> **Information given**
* * * * * * * * *
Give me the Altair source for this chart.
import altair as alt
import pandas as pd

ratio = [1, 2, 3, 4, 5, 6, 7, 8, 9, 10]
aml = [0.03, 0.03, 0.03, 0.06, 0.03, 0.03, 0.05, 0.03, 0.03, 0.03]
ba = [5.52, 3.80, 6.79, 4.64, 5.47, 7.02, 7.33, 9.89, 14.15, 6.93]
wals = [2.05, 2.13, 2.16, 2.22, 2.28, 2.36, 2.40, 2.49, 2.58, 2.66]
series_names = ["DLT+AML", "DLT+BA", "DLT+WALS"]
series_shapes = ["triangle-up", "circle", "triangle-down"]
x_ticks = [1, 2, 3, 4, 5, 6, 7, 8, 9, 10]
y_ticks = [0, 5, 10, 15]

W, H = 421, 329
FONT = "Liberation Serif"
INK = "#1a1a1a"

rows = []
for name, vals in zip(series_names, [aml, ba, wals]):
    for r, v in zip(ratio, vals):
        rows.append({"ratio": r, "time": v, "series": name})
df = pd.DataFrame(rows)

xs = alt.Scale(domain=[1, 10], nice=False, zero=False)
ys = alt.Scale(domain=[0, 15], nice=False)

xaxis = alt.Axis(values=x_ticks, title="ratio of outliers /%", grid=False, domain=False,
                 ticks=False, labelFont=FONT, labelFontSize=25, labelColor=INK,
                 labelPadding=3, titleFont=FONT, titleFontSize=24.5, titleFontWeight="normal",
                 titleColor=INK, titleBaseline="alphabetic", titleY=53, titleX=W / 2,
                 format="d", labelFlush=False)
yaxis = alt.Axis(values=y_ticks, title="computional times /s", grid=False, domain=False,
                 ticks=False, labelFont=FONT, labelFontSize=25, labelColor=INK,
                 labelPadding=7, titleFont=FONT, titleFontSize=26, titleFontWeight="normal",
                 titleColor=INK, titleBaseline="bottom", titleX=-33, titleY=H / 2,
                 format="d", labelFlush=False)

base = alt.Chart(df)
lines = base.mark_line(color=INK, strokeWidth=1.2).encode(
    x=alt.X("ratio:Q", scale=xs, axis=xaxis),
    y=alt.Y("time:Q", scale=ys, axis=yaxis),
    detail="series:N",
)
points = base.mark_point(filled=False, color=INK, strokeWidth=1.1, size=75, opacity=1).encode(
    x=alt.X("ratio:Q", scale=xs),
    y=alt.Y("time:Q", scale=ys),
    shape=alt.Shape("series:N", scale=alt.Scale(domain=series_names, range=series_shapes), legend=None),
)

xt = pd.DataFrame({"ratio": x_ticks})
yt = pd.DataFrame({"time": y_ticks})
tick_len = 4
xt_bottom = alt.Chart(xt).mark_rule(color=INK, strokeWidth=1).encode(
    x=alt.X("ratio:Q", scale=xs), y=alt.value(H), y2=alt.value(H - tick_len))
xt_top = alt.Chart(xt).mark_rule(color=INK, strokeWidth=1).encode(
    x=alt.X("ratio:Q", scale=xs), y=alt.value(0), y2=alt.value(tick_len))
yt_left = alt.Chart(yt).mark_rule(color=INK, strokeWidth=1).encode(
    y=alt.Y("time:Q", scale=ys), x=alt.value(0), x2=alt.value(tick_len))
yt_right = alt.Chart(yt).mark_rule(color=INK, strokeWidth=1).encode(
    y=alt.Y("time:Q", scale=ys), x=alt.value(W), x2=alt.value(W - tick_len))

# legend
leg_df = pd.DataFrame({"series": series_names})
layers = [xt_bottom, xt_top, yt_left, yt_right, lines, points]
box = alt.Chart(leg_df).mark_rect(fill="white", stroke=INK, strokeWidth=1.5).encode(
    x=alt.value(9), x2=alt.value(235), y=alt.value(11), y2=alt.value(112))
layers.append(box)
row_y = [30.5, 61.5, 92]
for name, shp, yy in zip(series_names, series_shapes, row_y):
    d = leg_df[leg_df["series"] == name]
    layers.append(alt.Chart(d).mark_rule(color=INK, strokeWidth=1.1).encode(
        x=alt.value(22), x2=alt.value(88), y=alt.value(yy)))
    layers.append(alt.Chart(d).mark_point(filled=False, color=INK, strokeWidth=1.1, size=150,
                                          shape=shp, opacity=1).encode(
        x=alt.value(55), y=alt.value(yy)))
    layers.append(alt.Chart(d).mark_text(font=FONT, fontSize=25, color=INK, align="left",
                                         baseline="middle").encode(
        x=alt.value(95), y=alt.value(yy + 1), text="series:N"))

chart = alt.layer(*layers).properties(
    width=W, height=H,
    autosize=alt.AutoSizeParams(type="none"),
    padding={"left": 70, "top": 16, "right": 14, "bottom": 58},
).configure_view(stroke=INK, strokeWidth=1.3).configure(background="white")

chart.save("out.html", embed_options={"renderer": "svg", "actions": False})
* * * * * * * * *
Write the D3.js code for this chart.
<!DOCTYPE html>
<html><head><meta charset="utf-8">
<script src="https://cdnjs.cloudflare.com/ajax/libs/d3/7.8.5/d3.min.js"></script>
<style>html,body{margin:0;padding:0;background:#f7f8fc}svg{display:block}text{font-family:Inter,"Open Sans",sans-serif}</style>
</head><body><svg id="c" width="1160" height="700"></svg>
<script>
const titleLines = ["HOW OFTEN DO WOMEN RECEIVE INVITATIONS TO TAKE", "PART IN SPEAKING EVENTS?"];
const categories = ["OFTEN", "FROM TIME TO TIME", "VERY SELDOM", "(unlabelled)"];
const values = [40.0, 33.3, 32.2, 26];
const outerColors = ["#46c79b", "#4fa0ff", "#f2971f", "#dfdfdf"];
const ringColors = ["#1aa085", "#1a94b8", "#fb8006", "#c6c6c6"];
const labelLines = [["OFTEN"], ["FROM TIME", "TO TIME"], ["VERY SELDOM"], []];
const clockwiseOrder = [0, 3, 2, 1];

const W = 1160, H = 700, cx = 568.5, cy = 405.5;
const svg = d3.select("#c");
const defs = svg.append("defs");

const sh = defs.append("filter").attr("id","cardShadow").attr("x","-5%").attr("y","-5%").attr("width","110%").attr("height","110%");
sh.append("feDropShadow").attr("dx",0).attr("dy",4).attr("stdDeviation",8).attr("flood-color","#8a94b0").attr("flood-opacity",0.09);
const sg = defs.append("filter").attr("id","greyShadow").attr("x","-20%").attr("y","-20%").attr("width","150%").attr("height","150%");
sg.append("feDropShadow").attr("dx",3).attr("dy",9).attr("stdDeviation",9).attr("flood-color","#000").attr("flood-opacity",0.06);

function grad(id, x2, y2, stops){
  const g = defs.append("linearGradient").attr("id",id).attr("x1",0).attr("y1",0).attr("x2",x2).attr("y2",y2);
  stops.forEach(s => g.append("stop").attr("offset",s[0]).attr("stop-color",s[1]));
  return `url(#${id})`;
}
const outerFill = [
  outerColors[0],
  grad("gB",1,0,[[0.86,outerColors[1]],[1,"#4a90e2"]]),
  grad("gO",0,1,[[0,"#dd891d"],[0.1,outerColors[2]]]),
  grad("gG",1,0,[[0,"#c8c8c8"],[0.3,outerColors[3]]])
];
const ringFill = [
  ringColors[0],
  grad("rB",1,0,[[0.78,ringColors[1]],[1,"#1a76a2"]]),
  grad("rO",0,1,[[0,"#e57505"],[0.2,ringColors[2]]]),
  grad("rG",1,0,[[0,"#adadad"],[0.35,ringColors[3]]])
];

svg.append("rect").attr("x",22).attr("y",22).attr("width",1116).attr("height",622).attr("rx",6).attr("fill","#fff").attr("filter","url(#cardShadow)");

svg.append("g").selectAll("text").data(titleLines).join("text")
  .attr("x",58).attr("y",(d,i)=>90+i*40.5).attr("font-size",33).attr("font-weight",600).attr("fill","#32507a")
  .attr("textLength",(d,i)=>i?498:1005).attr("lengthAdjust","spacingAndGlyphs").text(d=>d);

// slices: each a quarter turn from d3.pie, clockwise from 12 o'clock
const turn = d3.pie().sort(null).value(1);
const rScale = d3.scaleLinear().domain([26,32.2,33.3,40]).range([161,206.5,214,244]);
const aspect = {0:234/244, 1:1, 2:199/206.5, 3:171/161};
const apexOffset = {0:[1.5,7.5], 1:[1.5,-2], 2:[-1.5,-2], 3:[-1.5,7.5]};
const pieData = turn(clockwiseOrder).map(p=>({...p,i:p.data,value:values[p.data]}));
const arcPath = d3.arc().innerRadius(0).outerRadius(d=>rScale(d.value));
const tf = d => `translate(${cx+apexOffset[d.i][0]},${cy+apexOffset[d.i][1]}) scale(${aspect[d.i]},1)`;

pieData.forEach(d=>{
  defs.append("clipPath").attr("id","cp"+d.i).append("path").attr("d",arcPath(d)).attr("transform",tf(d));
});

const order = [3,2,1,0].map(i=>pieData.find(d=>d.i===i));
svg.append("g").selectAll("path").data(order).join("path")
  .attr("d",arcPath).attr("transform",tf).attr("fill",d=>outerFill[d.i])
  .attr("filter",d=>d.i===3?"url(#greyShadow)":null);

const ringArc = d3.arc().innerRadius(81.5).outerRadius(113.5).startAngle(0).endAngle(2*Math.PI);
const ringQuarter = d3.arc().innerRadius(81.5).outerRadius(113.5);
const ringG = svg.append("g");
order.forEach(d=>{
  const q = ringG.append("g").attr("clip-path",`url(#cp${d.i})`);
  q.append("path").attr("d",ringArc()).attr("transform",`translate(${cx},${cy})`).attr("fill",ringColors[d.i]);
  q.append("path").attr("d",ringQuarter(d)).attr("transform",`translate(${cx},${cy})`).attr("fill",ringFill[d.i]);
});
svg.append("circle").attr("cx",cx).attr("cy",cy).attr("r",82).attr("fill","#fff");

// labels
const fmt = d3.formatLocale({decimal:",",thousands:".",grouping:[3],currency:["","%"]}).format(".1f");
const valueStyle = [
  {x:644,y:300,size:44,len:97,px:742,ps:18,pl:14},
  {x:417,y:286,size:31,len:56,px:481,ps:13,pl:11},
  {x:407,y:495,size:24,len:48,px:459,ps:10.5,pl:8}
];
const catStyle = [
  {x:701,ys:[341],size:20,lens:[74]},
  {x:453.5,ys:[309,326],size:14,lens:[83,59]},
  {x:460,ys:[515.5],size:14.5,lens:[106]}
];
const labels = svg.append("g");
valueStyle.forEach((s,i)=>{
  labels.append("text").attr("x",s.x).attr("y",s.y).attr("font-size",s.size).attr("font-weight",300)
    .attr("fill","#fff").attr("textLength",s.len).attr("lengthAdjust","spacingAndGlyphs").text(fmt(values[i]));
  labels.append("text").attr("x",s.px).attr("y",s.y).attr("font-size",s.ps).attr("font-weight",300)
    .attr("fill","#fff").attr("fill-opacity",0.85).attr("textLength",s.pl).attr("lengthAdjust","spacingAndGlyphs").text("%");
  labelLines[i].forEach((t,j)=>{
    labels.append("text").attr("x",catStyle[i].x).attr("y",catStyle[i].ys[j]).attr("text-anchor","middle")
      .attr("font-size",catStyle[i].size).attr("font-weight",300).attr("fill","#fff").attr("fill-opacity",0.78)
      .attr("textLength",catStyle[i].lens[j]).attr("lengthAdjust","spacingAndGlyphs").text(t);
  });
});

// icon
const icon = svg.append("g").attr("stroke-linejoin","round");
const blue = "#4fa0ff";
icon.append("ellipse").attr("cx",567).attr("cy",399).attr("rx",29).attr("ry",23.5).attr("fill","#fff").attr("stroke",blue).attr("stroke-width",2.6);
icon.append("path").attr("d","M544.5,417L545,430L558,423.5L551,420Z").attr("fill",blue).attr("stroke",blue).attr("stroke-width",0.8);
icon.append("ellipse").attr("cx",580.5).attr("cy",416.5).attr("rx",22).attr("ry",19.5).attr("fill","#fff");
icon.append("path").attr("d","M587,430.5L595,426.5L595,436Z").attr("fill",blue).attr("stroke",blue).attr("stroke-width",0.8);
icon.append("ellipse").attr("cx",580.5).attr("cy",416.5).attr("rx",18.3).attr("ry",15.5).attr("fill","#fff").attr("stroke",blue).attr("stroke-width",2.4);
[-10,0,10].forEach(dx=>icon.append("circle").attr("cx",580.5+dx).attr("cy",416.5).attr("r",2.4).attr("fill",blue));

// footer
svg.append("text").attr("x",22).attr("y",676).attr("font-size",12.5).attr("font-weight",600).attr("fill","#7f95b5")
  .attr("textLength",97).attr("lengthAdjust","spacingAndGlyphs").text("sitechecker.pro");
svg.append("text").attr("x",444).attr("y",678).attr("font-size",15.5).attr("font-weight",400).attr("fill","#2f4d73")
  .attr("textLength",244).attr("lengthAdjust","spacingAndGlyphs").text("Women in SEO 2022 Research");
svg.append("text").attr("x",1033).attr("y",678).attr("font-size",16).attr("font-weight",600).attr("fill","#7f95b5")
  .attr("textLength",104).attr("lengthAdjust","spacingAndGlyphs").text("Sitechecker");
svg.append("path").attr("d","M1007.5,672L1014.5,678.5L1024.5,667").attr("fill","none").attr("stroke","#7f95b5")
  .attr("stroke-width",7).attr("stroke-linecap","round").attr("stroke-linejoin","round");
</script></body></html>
* * * * * * * * *
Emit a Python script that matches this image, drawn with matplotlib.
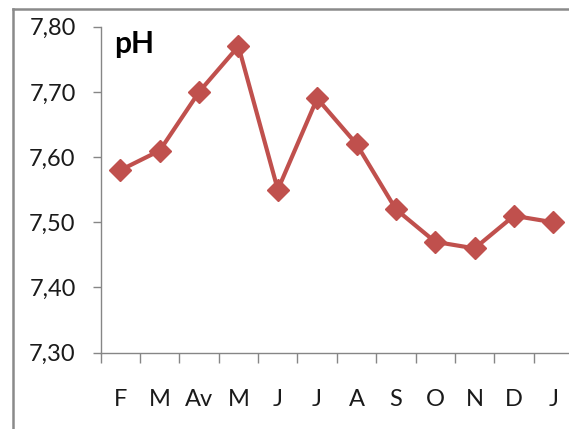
* * * * * * * * *
> **Objective**
Gather each line holding the string "this".

> **Solved exercise**
Give me the Altair source for this chart.
Write the D3.js code for this chart.
Emit a Python script that matches this image, drawn with matplotlib.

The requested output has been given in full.